Wednesday, August 10, 2011

AHHH I have to go to work again tomorrow

I am not looking forward to this, mainly because I feel like the 'yes girl' and the 'oh no I am not busy at all' The truth is I am so busy I could cry... I have not only about 30 emails to respond to but also 150+ case to review. We are fancy and each case is time for 5 minutes each... let just say I NEVER get through this much work. I feel really bad about this and I snapped today. I went to our acting manager and new manager and said I can't continue too hand hold case and get an application on Monday late afternoon and have a client scheduled to complete an exam by Thursday or Friday in the morning when everyone is hoping to schedule because fasting is no fun especially when your awake...WHATEVER. So they talk with the big man and tell me what the one thing I don't want to hear... Talk to the one person who everyone loves (minus me and a bunch of other people). Anyway she is worthless and pretty much nothing is going to change because why create waves. However she doesn't give two shits about me so she wouldn't even say this to my face. Today was so horrible I almost walked out, I have had too much this week. It is really sad when you talk with someone on the phone and say you sound beat down and get an email about what the hell is going on with your work as it has spiked to the point of unbelievable. The sad part is I HAVE TO GO BACK... we are also doing an ice breaker tomorrow in our team meeting... I was suppose to send 2 truths and a lie... I joked with a couple people my lie would be I am a really nice caring person....HAHAHAHAHAHA. On the plus side I went to Target to de-stress because lets be honest the captain diets were not going to help this mood. The sad thing is Target didn't help but Abby enjoyed it so much she fell asleep. The thing I do know is I have my mid-year review on Friday and at this point I am not sure I am going to say because the only things that come to my mind might get me a box and escorted walk to the door :(

Monday, August 8, 2011

It's August

I can't believe it is already August... My baby is now 5 months and the personality on that one is hard to believe. She is leaving little bruises on my arms, is now pulling my hair and slaps. I know that she is learning how to feel different things and some of if is nervous energy she needs to release it but as I tell her 'that is ouchie too the mama' and she smiles because lets be honest it is kind of funny... but seriously if she starts biting I am done!

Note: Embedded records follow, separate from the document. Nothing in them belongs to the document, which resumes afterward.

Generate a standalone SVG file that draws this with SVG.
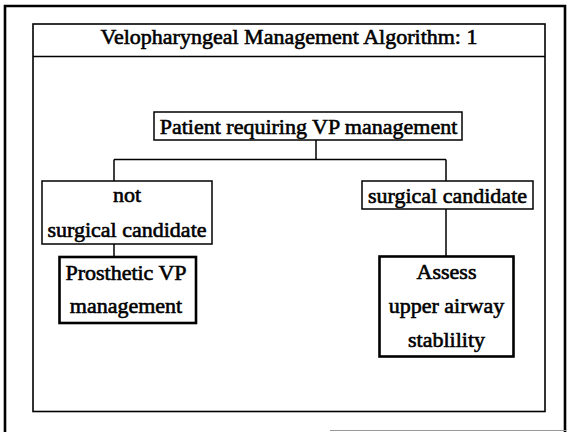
<svg xmlns="http://www.w3.org/2000/svg" width="568" height="432" viewBox="0 0 568 432">
<style>
text{font-family:"Liberation Serif","Times New Roman",serif;font-size:22px;fill:#000;text-anchor:middle;stroke:#000;stroke-width:0.6}
.box{fill:#fff;stroke:#000;stroke-width:1.5}
.thick{fill:#fff;stroke:#000;stroke-width:2.6}
.conn{fill:none;stroke:#000;stroke-width:1.5}
</style>
<rect width="568" height="432" fill="#fff"/>
<g id="frame">
<path d="M5,432 V6 H565 V432" fill="none" stroke="#000" stroke-width="2.6"/>
<path d="M330,430.5 H566" stroke="#999" stroke-width="1.2"/>
<rect x="33" y="24" width="512" height="387.5" fill="none" stroke="#000" stroke-width="1.6"/>
<line x1="33" y1="56.5" x2="545" y2="56.5" stroke="#000" stroke-width="1.6"/>
<text x="289" y="44">Velopharyngeal Management Algorithm: 1</text>
</g>
<g id="connectors">
<path class="conn" d="M316,140 V159.5 M114,159.5 H446 M114,159.5 V181 M446,159.5 V181 M114,244 V257 M446,209 V256"/>
</g>
<g id="patient">
<rect class="box" x="154" y="112" width="308" height="28"/>
<text x="308.5" y="134">Patient requiring VP management</text>
</g>
<g id="not-surgical">
<rect class="box" x="42" y="181" width="170" height="63"/>
<text x="127" y="202">not</text>
<text x="127" y="237">surgical candidate</text>
</g>
<g id="surgical">
<rect class="box" x="362" y="181" width="171" height="28"/>
<text x="447.5" y="202.5">surgical candidate</text>
</g>
<g id="prosthetic">
<rect class="thick" x="59.5" y="257" width="136.5" height="66"/>
<text x="126" y="280">Prosthetic VP</text>
<text x="126" y="313">management</text>
</g>
<g id="assess">
<rect class="thick" x="379.5" y="256.5" width="134" height="100"/>
<text x="446.5" y="279">Assess</text>
<text x="446.5" y="313">upper airway</text>
<text x="446.5" y="347">stablility</text>
</g>
</svg>
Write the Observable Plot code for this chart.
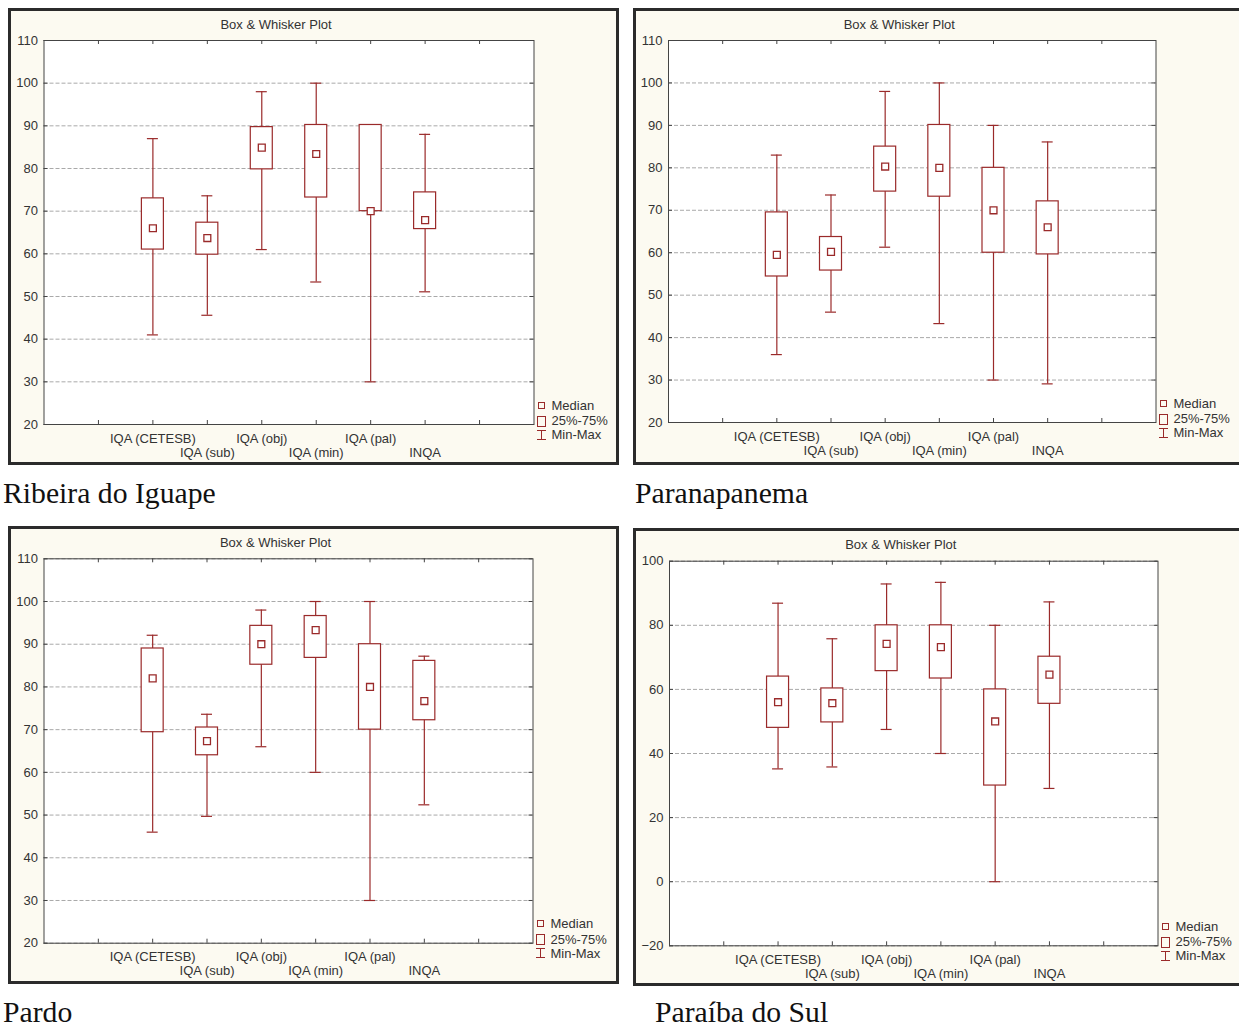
<!DOCTYPE html>
<html>
<head>
<meta charset="utf-8">
<script src="https://cdn.jsdelivr.net/npm/d3@7"></script>
<script src="https://cdn.jsdelivr.net/npm/@observablehq/plot@0.6"></script>
<style>
  html, body { margin: 0; padding: 0; background: #ffffff; }
  body { position: relative; width: 1239px; height: 1030px; overflow: hidden; font-family: "Liberation Sans", Arial, sans-serif; }
  .frame { position: absolute; box-sizing: border-box; border: 3px solid #2b2b2b; background: #fcfaf1; }
  .chart { position: absolute; }
  .chart svg { display: block; overflow: visible; }
  .caption { position: absolute; font-family: "Liberation Serif", "Times New Roman", serif; font-size: 29.7px; line-height: 29.7px; color: #111; white-space: nowrap; }
  .legtext { position: absolute; font-size: 13px; line-height: 15px; color: #333; white-space: nowrap; }
  .legbox { position: absolute; box-sizing: border-box; border: 1px solid #9a2a2a; }
  .legline { position: absolute; background: #9a2a2a; }
</style>
</head>
<body>
<script>
// ---------- data ----------
const categories = ["IQA (CETESB)", "IQA (sub)", "IQA (obj)", "IQA (min)", "IQA (pal)", "INQA"];
const regions = ["Ribeira do Iguape", "Paranapanema", "Pardo", "Paraíba do Sul"];
const chartTitle = "Box & Whisker Plot";
const legendLabels = ["Median", "25%-75%", "Min-Max"];

const ticksA = [20, 30, 40, 50, 60, 70, 80, 90, 100, 110];
const ticksB = [-20, 0, 20, 40, 60, 80, 100];

// Ribeira do Iguape
const ribeiraMin    = [41, 45.6, 61, 53.4, 30, 51.1];
const ribeiraQ1     = [61, 59.8, 79.8, 73.2, 70, 65.8];
const ribeiraMedian = [66, 63.7, 84.9, 83.4, 70, 67.9];
const ribeiraQ3     = [73, 67.3, 89.7, 90.2, 90.2, 74.4];
const ribeiraMax    = [87, 73.6, 98, 100, 90.2, 88];

// Paranapanema
const paranapanemaMin    = [36, 46, 61.3, 43.3, 30, 29.1];
const paranapanemaQ1     = [54.4, 55.8, 74.4, 73.2, 60, 59.6];
const paranapanemaMedian = [59.5, 60.2, 80.3, 80, 70, 66];
const paranapanemaQ3     = [69.5, 63.7, 85, 90.1, 80, 72.1];
const paranapanemaMax    = [83, 73.6, 98, 100, 90, 86.1];

// Pardo
const pardoMin    = [46, 49.7, 66, 60, 30, 52.4];
const pardoQ1     = [69.4, 64, 85.2, 86.8, 70, 72.2];
const pardoMedian = [82, 67.3, 90, 93.3, 80, 76.7];
const pardoQ3     = [89, 70.5, 94.3, 96.6, 90, 86.1];
const pardoMax    = [92.1, 73.6, 98, 100, 100, 87.2];

// Paraíba do Sul
const paraibaMin    = [35.2, 35.8, 47.5, 40, 0, 29.1];
const paraibaQ1     = [48, 49.7, 65.7, 63.4, 30, 55.5];
const paraibaMedian = [56, 55.7, 74.2, 73.2, 50, 64.6];
const paraibaQ3     = [64, 60.3, 80, 80, 60, 70.2];
const paraibaMax    = [86.9, 75.8, 92.9, 93.4, 80, 87.3];

// ---------- layout / style ----------
const RED = "#9a2a2a";
const panels = [
  {name: regions[0], min: ribeiraMin, q1: ribeiraQ1, med: ribeiraMedian, q3: ribeiraQ3, max: ribeiraMax,
   yDomain: [20, 110], yTicks: ticksA,
   fx: 8, fy: 8, fw: 611, fh: 457, px0: 43.5, px1: 533.5, py0: 40, py1: 424,
   cap: {x: 3, base: 504}},
  {name: regions[1], min: paranapanemaMin, q1: paranapanemaQ1, med: paranapanemaMedian, q3: paranapanemaQ3, max: paranapanemaMax,
   yDomain: [20, 110], yTicks: ticksA,
   fx: 633, fy: 8, fw: 620, fh: 457, px0: 668, px1: 1155.5, py0: 40, py1: 422,
   cap: {x: 635, base: 504}},
  {name: regions[2], min: pardoMin, q1: pardoQ1, med: pardoMedian, q3: pardoQ3, max: pardoMax,
   yDomain: [20, 110], yTicks: ticksA,
   fx: 8, fy: 526, fw: 611, fh: 458, px0: 43.5, px1: 532.5, py0: 558.3, py1: 942.7,
   cap: {x: 3, base: 1023}},
  {name: regions[3], min: paraibaMin, q1: paraibaQ1, med: paraibaMedian, q3: paraibaQ3, max: paraibaMax,
   yDomain: [-20, 100], yTicks: ticksB,
   fx: 633, fy: 528, fw: 620, fh: 458, px0: 669, px1: 1157.5, py0: 560.7, py1: 945.3,
   cap: {x: 655, base: 1023}}
];

function el(cls, style, text) {
  const d = document.createElement("div");
  d.className = cls;
  Object.assign(d.style, style);
  if (text != null) d.textContent = text;
  document.body.appendChild(d);
  return d;
}

for (const p of panels) {
  const rows = categories.map((c, i) => ({
    cat: c, pos: i + 2, row: i % 2,
    min: p.min[i], q1: p.q1[i], med: p.med[i], q3: p.q3[i], max: p.max[i]
  }));
  const mL = p.px0 - p.fx, mR = p.fx + p.fw - p.px1;
  const mT = p.py0 - p.fy, mB = p.fy + p.fh - p.py1;
  const pw = p.px1 - p.px0, ph = p.py1 - p.py0;
  const slot = pw / 9;
  const boxInset = (slot - 22) / 2;
  const capInset = (slot - 11) / 2;
  const xTicks = d3.range(1, 9);

  el("frame", {left: p.fx + "px", top: p.fy + "px", width: p.fw + "px", height: p.fh + "px"});

  const chart = Plot.plot({
    width: p.fw, height: p.fh,
    marginLeft: mL, marginRight: mR, marginTop: mT, marginBottom: mB,
    style: {background: "transparent", fontFamily: "'Liberation Sans', Arial, sans-serif", fontSize: "13px", color: "#333", overflow: "visible"},
    x: {type: "linear", domain: [0, 9], axis: null},
    y: {domain: p.yDomain, axis: null},
    marks: [
      Plot.frame({fill: "white", stroke: null}),
      Plot.gridY(p.yTicks, {stroke: "#a9a9a9", strokeOpacity: 1, strokeDasharray: "4,2"}),
      Plot.tickY(p.yTicks, {y: d => d, stroke: "#444", insetRight: pw - 4}),
      Plot.tickY(p.yTicks, {y: d => d, stroke: "#444", insetLeft: pw - 4}),
      Plot.tickX(xTicks, {x: d => d, stroke: "#444", insetBottom: ph - 4}),
      Plot.tickX(xTicks, {x: d => d, stroke: "#444", insetTop: ph - 4}),
      Plot.axisY(p.yTicks, {tickSize: 0, tickPadding: 6, fontSize: 13, fill: "#333", label: null}),
      Plot.ruleX(rows, {x: "pos", y1: "min", y2: "max", stroke: RED, strokeWidth: 1.2}),
      Plot.ruleY(rows, {y: "min", x1: d => d.pos - 0.5, x2: d => d.pos + 0.5, insetLeft: capInset, insetRight: capInset, stroke: RED, strokeWidth: 1.2}),
      Plot.ruleY(rows, {y: "max", x1: d => d.pos - 0.5, x2: d => d.pos + 0.5, insetLeft: capInset, insetRight: capInset, stroke: RED, strokeWidth: 1.2}),
      Plot.rect(rows, {x1: d => d.pos - 0.5, x2: d => d.pos + 0.5, y1: "q1", y2: "q3", insetLeft: boxInset, insetRight: boxInset, fill: "white", stroke: RED, strokeWidth: 1.2}),
      Plot.dot(rows, {x: "pos", y: "med", symbol: "square", r: 3.9, fill: "white", stroke: RED, strokeWidth: 1.3}),
      Plot.text(rows.filter(d => d.row === 0), {x: "pos", text: "cat", frameAnchor: "bottom", lineAnchor: "middle", dy: 14, fill: "#333", fontSize: 13}),
      Plot.text(rows.filter(d => d.row === 1), {x: "pos", text: "cat", frameAnchor: "bottom", lineAnchor: "middle", dy: 28, fill: "#333", fontSize: 13}),
      Plot.text([chartTitle], {frameAnchor: "top", lineAnchor: "middle", dx: -13, dy: -16, fill: "#333", fontSize: 13}),
      Plot.frame({stroke: "#444", strokeWidth: 1})
    ]
  });
  const holder = el("chart", {left: p.fx + "px", top: p.fy + "px", width: p.fw + "px", height: p.fh + "px"});
  holder.appendChild(chart);

  // legend
  const lx = p.px1, ly = p.py1;
  el("legbox", {left: (lx + 4.5) + "px", top: (ly - 22.5) + "px", width: "7px", height: "7px"});
  el("legtext", {left: (lx + 18) + "px", top: (ly - 19 - 7.5) + "px"}, legendLabels[0]);
  el("legbox", {left: (lx + 3.5) + "px", top: (ly - 8.5) + "px", width: "9px", height: "11px"});
  el("legtext", {left: (lx + 18) + "px", top: (ly - 3.5 - 7.5) + "px"}, legendLabels[1]);
  el("legline", {left: (lx + 3.5) + "px", top: (ly + 5.5) + "px", width: "9px", height: "1px"});
  el("legline", {left: (lx + 3.5) + "px", top: (ly + 14.5) + "px", width: "9px", height: "1px"});
  el("legline", {left: (lx + 7.5) + "px", top: (ly + 5.5) + "px", width: "1px", height: "10px"});
  el("legtext", {left: (lx + 18) + "px", top: (ly + 10.3 - 7.5) + "px"}, legendLabels[2]);

  // caption
  el("caption", {left: p.cap.x + "px", top: (p.cap.base - 24.9) + "px"}, p.name);
}
</script>
</body>
</html>
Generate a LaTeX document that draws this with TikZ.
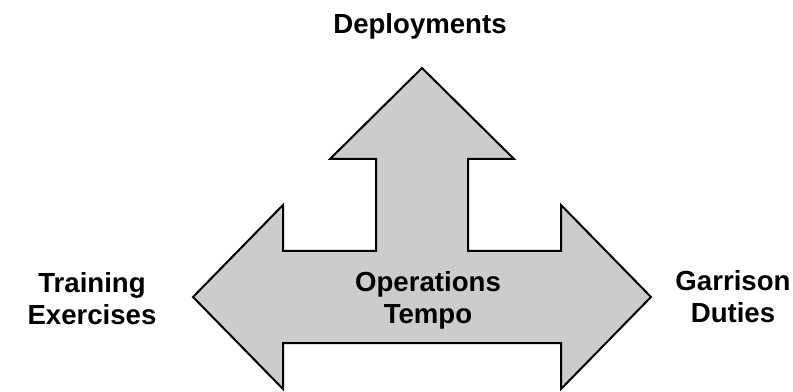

She has also started eating baby food... the puffs, rice cereal and for all those bad parents out there ice cream. I lived on it while pregnant so why not... I have problems with rules... especially when it comes to frozen treats. I will admit I have tried everything I feed my baby... I am a firm believer if you wouldn't eat it how could you feed your child it. Joe finds it strange and has tried nothing. I don't think he realize it is not that bad but not that great either. I think we have both decided that being a parent is not an easy task but rewarding in so many ways.

We have changed so much but in so many ways are the same... I know that our little angel just showed up one June night unplanned and unannounced but I will keep her and love her forever.